Friday, September 25, 2009

Who Makes Decisions For Children?

The following video will break your heart.  But, you know--sometimes our hearts NEED to be broken so something can change--so we can BE the change that needs to happen.

Watch it all the way to the end.  Read the captioning at the end. 



Okay, so I would obviously agree that they needed to have the medical intervention, the nutritional help, and even the physical therapy.  What breaks my heart is the way it seems to happen.  We (Christians, missionaries, aid societies, foster care systems, etc) come in and make such DRASTIC changes and think we did a good thing.  And I can't argue that a measure of good HAS been done!  It has. 

But, what about 8 year old Jane, the mother-child?  You just take her siblings from her (who were her whole life and she theirs) and expect her to act like any regular child?  NO, that won't happen.  And the two little ones.  You take their lifeline from them and think they will just thrive because we have ridden in our our great white steeds to save the day?  You know, we might make them healthier, and we even might save their lives.  But at what cost?  Breaking up a family to bring a measure of good doesn't have to be the way it happens.
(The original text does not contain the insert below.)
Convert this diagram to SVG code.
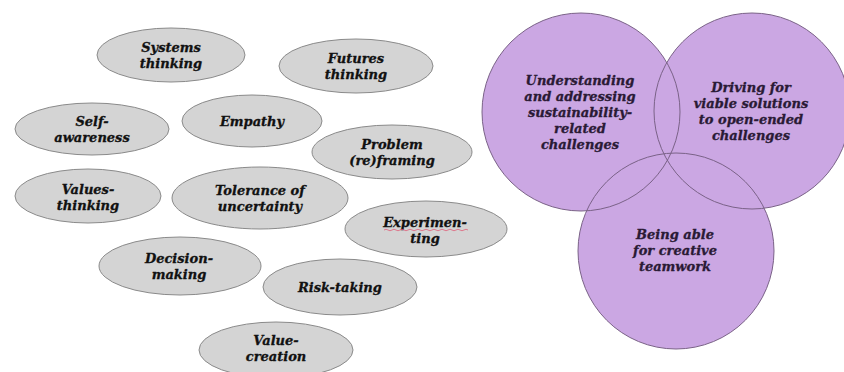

Jane needed to stay with her brother and sister.  They needed to stay with her.  Of course they needed help--they needed OUT of that desperately sad situation if they were to survive--no question.  But why couldn't that connection be preserved for them?  Why do we do this?  Even in our own country, in our foster care system, folks are all about putting the "handicapped" child in an institution or in a medical facility or a family who "deals with children like this", and putting the typical, healthy siblings in a different family, as if since there was a handicap involved, there was no emotional connection on the part of either child.  My Jared, Lena and Jonas are a perfect example of this phenomenon.  We had to fight tooth and nail for a year to be able to keep Jonas and Lena with Jared.  The state wanted to separate them.

I. JUST. DON'T. GET. IT.  Children--handicapped children, too--DO MAKE CONNECTIONS and have very deep and important relationships.  They deserve to have their connections preserved.  Help them, of course, but one of the best ways to help is to keep them connected to the people they care about and love WHILE you help them.